[Rows from a dataset of charts and code]
--
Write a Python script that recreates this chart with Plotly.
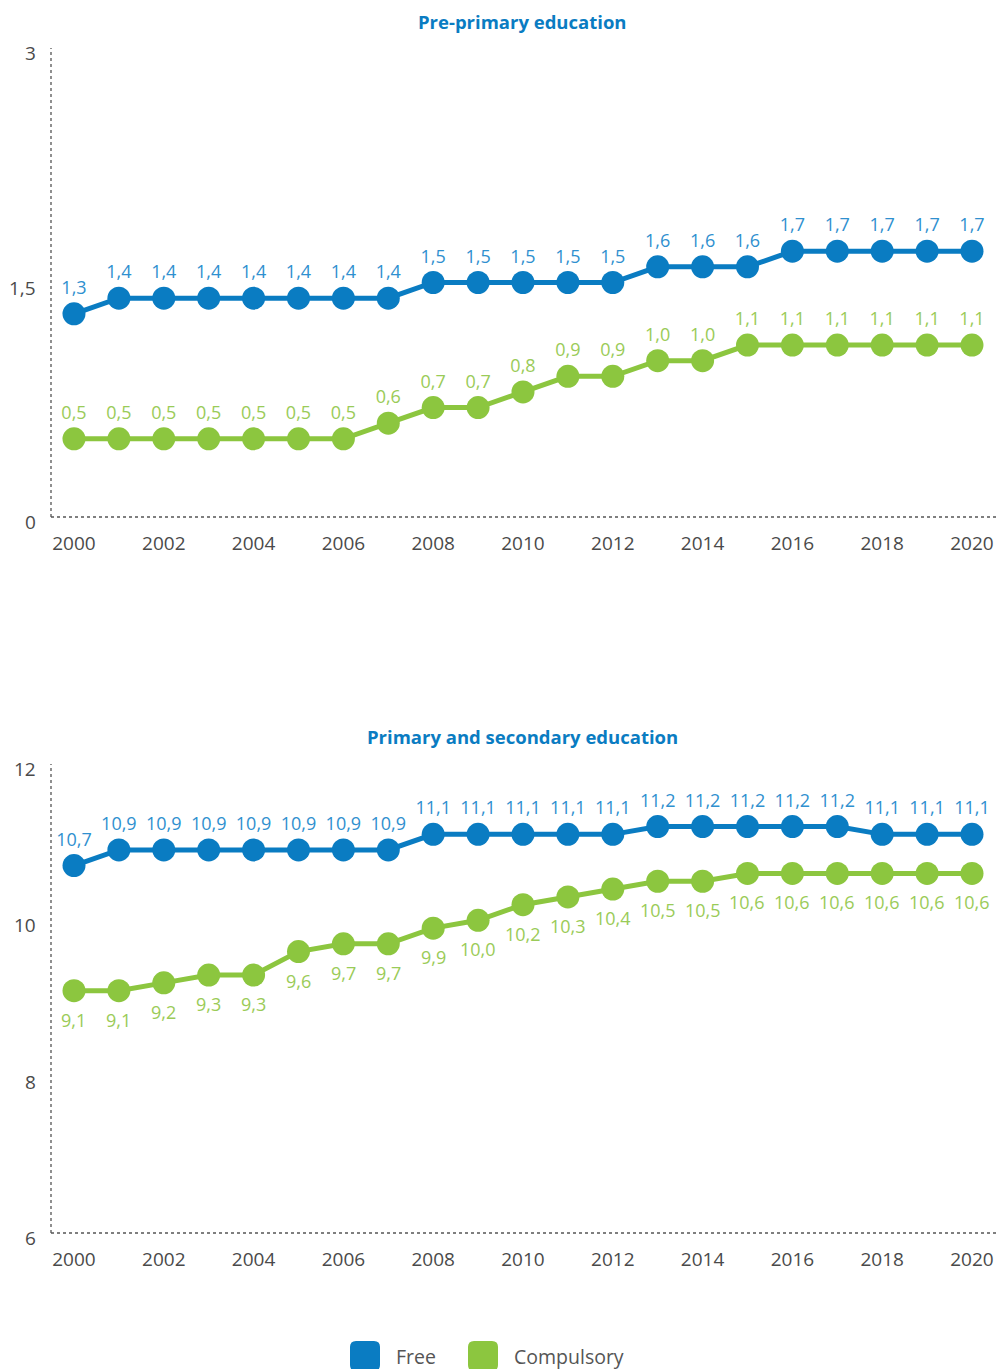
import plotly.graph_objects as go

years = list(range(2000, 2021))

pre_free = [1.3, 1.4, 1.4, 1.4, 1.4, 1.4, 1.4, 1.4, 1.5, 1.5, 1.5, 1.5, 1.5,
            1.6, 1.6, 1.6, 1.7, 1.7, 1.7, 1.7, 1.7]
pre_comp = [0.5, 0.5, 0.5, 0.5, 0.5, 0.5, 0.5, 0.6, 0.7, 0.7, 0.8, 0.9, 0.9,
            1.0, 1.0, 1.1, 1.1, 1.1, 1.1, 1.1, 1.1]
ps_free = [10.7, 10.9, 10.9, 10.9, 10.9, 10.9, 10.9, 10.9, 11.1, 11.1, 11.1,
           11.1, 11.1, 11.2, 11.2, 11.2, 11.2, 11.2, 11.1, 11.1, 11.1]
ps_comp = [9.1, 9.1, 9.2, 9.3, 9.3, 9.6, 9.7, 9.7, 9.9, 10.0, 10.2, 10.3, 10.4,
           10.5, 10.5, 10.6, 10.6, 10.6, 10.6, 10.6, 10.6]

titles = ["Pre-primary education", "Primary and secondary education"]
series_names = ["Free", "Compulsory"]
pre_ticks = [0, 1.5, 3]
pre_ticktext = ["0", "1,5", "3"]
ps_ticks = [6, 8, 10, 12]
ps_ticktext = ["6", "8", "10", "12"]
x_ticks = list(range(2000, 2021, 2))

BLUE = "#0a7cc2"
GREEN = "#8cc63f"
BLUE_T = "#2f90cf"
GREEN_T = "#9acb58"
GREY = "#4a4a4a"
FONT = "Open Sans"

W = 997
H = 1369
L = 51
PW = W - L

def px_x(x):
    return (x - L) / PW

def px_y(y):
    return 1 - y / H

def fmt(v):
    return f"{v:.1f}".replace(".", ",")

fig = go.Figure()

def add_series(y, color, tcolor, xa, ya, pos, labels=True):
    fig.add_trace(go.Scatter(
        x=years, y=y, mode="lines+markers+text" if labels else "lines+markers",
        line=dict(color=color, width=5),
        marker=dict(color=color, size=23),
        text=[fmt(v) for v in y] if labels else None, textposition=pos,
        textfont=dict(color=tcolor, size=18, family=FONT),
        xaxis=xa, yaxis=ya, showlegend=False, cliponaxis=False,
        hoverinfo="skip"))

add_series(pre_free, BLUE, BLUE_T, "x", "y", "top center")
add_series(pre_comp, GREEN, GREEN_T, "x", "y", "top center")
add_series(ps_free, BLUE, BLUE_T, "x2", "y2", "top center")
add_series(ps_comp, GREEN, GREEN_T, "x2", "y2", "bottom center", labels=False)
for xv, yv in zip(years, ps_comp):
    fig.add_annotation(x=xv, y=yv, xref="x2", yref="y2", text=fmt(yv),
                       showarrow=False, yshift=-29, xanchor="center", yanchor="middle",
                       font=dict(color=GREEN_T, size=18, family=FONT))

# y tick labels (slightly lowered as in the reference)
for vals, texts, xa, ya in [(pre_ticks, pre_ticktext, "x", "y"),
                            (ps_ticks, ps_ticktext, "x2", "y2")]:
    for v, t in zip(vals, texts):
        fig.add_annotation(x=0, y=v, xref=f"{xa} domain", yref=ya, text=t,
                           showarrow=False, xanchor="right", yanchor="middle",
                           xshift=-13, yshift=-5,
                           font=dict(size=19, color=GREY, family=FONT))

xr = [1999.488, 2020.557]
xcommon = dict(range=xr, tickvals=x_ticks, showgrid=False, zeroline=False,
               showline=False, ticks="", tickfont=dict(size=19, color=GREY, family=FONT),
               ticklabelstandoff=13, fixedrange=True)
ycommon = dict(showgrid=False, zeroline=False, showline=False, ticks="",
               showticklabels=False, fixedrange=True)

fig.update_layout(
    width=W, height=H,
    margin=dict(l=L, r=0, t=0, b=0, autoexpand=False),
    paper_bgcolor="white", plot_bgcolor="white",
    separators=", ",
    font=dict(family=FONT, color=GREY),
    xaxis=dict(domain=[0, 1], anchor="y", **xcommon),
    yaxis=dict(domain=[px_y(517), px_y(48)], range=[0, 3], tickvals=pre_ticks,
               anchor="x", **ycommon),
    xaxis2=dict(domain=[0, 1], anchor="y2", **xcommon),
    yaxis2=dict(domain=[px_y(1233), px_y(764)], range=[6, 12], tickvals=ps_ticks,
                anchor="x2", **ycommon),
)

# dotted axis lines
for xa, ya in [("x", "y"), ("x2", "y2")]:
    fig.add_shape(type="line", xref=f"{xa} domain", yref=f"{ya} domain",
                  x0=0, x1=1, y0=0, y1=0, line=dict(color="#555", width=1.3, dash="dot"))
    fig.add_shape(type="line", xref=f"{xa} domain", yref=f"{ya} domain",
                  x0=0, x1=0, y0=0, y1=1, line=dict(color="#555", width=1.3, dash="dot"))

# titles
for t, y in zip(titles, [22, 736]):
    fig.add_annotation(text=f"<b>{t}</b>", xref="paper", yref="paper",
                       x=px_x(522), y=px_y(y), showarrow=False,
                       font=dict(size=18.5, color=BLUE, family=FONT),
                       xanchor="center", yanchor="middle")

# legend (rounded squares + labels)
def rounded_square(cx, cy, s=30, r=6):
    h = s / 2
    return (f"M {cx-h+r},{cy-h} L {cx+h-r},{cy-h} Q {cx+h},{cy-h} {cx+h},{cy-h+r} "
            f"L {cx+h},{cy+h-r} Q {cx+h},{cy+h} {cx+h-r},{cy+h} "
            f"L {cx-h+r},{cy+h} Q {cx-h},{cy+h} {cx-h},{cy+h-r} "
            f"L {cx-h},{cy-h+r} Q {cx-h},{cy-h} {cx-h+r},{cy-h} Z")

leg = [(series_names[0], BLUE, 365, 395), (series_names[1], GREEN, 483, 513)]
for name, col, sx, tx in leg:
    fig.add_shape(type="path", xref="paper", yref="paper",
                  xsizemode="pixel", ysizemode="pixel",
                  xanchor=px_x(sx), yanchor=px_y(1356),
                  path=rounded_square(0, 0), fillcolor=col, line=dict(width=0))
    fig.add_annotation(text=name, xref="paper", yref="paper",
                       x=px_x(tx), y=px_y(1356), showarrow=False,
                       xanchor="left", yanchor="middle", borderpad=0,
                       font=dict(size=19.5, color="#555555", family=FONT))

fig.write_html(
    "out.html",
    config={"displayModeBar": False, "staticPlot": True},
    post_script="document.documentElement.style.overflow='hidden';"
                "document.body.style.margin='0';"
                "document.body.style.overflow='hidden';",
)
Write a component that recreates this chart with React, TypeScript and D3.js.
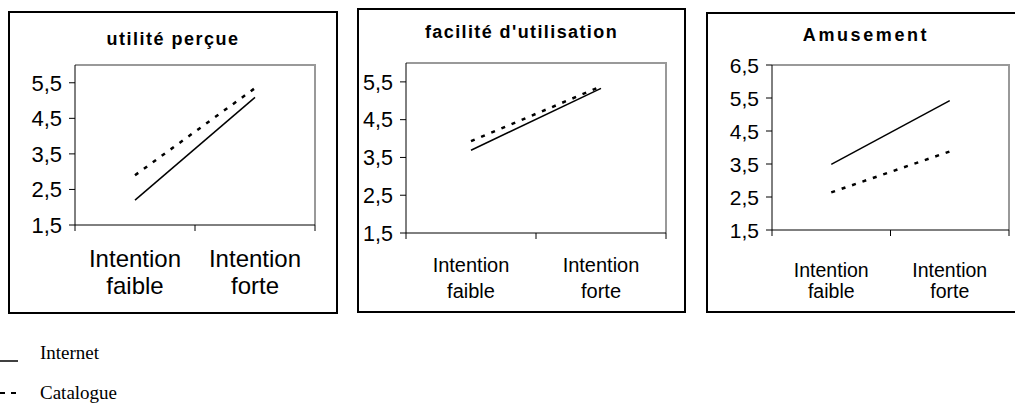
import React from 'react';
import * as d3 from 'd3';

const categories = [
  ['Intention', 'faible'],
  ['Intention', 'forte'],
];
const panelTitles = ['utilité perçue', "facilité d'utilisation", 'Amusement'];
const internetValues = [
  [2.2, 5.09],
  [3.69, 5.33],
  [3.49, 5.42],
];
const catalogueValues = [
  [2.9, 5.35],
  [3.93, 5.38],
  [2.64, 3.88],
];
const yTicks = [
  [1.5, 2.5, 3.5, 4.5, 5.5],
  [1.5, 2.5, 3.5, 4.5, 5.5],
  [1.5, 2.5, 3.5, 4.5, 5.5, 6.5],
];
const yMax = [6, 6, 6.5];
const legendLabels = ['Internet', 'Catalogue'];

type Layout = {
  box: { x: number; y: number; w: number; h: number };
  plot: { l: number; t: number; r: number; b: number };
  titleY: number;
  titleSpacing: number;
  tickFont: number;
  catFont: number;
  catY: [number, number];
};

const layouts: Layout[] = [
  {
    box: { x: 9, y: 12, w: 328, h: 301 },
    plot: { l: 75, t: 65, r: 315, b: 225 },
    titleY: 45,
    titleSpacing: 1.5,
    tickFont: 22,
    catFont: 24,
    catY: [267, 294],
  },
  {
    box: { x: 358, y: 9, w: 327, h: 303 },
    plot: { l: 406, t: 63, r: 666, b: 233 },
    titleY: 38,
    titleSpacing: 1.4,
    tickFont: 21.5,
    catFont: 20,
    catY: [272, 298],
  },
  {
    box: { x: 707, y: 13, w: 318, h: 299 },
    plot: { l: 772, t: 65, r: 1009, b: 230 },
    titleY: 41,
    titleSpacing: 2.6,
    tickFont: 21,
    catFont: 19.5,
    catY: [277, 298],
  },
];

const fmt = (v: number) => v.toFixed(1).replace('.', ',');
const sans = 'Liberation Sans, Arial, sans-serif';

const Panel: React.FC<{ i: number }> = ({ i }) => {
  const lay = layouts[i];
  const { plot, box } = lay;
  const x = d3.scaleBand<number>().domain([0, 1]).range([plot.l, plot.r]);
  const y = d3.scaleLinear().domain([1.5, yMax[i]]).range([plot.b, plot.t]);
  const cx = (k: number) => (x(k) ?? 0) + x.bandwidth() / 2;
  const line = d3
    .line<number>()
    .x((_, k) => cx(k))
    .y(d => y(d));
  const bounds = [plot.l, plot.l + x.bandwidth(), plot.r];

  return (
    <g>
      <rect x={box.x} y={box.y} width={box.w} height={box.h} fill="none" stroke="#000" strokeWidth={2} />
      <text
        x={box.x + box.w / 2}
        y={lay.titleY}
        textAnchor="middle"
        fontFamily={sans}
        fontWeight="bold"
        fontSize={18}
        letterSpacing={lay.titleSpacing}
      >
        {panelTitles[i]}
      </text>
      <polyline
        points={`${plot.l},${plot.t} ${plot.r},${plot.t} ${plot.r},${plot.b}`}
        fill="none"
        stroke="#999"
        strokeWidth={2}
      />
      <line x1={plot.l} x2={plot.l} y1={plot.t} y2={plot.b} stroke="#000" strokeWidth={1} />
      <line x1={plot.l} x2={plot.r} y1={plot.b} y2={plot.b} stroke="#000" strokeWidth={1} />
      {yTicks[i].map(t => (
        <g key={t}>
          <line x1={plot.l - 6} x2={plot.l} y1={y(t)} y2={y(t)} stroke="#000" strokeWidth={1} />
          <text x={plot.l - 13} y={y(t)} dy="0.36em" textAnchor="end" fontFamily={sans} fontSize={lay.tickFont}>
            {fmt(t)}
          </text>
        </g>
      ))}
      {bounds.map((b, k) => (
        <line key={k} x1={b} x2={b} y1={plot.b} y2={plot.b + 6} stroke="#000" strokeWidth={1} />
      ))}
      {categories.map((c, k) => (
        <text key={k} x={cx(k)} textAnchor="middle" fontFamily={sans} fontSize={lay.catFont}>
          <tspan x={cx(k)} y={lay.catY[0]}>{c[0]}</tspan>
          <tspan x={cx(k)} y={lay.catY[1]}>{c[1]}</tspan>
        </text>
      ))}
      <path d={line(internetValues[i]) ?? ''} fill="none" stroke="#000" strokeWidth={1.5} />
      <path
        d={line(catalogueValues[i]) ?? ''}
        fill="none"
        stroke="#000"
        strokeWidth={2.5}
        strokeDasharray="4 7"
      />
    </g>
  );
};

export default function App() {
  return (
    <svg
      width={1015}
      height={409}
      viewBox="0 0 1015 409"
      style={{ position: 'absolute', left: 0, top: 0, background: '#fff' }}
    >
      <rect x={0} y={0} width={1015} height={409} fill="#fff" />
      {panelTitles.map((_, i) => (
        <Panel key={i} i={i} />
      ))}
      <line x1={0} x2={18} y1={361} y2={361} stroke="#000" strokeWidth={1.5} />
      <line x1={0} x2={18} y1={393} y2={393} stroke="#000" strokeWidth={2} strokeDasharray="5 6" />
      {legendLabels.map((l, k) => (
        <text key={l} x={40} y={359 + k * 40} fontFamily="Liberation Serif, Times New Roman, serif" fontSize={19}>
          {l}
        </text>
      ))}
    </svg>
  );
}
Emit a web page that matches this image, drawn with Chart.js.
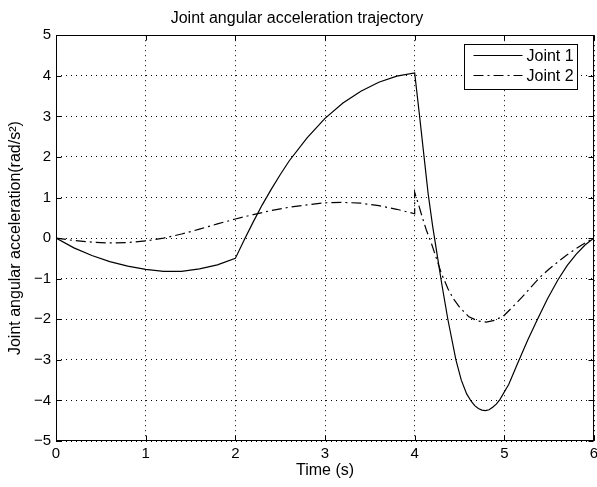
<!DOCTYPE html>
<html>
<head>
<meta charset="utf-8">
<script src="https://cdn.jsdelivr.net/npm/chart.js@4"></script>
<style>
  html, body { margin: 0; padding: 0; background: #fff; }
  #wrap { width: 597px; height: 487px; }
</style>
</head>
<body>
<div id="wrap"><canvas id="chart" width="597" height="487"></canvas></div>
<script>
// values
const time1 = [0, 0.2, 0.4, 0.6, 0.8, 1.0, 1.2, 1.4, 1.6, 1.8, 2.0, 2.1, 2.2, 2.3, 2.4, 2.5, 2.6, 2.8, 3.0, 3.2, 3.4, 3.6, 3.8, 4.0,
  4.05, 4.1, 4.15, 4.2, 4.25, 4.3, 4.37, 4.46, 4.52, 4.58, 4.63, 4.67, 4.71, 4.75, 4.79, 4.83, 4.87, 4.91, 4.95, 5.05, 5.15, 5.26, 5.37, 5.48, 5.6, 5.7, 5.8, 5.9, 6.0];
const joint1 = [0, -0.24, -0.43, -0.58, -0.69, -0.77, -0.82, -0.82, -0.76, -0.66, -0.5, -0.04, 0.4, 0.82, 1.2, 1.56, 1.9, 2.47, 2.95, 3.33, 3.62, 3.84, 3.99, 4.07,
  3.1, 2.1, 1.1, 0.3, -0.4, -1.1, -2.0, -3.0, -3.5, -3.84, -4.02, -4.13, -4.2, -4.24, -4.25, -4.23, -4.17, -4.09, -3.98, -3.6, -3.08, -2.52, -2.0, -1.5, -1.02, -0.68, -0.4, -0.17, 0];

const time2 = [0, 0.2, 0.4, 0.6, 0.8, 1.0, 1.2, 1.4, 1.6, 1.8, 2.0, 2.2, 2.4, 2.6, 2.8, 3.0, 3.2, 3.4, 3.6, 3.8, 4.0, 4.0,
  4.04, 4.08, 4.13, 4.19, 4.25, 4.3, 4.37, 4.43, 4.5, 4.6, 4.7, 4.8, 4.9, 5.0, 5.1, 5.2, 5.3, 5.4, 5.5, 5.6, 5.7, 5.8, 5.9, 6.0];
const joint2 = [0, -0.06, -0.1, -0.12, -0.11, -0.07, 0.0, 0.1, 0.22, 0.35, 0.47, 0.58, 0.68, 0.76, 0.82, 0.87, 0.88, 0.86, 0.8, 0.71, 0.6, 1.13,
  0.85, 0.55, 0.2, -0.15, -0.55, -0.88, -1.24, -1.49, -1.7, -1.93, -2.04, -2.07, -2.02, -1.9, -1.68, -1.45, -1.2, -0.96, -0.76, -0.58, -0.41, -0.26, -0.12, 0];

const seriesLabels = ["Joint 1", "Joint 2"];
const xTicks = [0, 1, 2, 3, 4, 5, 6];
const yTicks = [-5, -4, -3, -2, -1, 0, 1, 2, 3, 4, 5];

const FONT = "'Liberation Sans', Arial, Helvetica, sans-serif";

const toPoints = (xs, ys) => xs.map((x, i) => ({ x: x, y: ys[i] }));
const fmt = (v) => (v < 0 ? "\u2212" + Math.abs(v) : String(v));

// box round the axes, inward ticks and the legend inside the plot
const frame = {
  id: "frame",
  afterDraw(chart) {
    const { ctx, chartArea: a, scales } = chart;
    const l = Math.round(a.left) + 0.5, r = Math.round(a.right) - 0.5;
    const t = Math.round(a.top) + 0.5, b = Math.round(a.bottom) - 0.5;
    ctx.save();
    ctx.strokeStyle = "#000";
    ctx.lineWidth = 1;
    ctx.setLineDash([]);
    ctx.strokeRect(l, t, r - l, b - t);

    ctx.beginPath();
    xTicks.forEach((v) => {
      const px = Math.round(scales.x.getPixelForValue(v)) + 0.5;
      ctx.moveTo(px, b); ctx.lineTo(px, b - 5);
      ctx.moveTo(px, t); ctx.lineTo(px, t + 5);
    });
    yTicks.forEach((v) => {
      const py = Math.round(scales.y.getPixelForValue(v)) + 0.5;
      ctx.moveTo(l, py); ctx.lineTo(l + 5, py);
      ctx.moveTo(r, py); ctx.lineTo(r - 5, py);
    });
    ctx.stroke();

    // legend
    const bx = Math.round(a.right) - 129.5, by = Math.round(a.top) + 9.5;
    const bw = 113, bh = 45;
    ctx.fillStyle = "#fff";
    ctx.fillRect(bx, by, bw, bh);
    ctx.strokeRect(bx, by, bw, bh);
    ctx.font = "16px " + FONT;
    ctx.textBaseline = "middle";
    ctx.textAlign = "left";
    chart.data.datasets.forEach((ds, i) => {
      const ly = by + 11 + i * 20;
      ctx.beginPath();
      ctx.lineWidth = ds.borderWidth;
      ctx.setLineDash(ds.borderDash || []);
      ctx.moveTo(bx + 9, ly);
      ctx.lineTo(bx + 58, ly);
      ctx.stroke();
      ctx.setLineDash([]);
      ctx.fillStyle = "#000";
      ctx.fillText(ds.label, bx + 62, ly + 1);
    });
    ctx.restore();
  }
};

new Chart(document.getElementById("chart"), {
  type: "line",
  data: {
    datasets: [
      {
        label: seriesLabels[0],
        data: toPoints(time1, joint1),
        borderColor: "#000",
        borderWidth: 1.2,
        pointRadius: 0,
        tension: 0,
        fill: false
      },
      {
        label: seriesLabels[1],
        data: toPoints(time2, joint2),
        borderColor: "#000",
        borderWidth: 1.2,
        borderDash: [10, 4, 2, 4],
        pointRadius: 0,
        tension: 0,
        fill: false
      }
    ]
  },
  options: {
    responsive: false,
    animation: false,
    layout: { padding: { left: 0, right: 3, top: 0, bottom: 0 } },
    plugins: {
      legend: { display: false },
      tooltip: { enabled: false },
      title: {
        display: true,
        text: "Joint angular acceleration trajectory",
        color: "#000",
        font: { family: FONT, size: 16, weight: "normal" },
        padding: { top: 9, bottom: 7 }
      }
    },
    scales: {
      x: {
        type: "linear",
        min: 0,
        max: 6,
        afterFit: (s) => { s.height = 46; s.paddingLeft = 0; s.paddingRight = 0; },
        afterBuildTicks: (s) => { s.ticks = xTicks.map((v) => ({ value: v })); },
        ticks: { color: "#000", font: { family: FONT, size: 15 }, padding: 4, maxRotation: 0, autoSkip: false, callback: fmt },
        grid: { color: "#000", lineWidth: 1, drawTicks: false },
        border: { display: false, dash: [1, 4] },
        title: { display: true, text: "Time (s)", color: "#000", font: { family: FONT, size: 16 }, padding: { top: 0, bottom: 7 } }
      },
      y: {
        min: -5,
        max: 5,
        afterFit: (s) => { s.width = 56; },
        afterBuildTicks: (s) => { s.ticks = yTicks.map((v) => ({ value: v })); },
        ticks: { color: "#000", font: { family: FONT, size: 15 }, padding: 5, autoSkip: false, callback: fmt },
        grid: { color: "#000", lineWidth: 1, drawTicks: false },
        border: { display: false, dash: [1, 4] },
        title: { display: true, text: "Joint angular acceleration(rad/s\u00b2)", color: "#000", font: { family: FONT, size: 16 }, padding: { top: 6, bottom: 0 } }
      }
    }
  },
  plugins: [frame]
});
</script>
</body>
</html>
--
*Instruction*. Word for word, repeat the lines above from the one with "Emit a web page" through the one with "-0.4, -0.17, 0];", and nothing beyond them. Omit the pictures.

*Right answer*.
Emit a web page that matches this image, drawn with Chart.js.
<!DOCTYPE html>
<html>
<head>
<meta charset="utf-8">
<script src="https://cdn.jsdelivr.net/npm/chart.js@4"></script>
<style>
  html, body { margin: 0; padding: 0; background: #fff; }
  #wrap { width: 597px; height: 487px; }
</style>
</head>
<body>
<div id="wrap"><canvas id="chart" width="597" height="487"></canvas></div>
<script>
// values
const time1 = [0, 0.2, 0.4, 0.6, 0.8, 1.0, 1.2, 1.4, 1.6, 1.8, 2.0, 2.1, 2.2, 2.3, 2.4, 2.5, 2.6, 2.8, 3.0, 3.2, 3.4, 3.6, 3.8, 4.0,
  4.05, 4.1, 4.15, 4.2, 4.25, 4.3, 4.37, 4.46, 4.52, 4.58, 4.63, 4.67, 4.71, 4.75, 4.79, 4.83, 4.87, 4.91, 4.95, 5.05, 5.15, 5.26, 5.37, 5.48, 5.6, 5.7, 5.8, 5.9, 6.0];
const joint1 = [0, -0.24, -0.43, -0.58, -0.69, -0.77, -0.82, -0.82, -0.76, -0.66, -0.5, -0.04, 0.4, 0.82, 1.2, 1.56, 1.9, 2.47, 2.95, 3.33, 3.62, 3.84, 3.99, 4.07,
  3.1, 2.1, 1.1, 0.3, -0.4, -1.1, -2.0, -3.0, -3.5, -3.84, -4.02, -4.13, -4.2, -4.24, -4.25, -4.23, -4.17, -4.09, -3.98, -3.6, -3.08, -2.52, -2.0, -1.5, -1.02, -0.68, -0.4, -0.17, 0];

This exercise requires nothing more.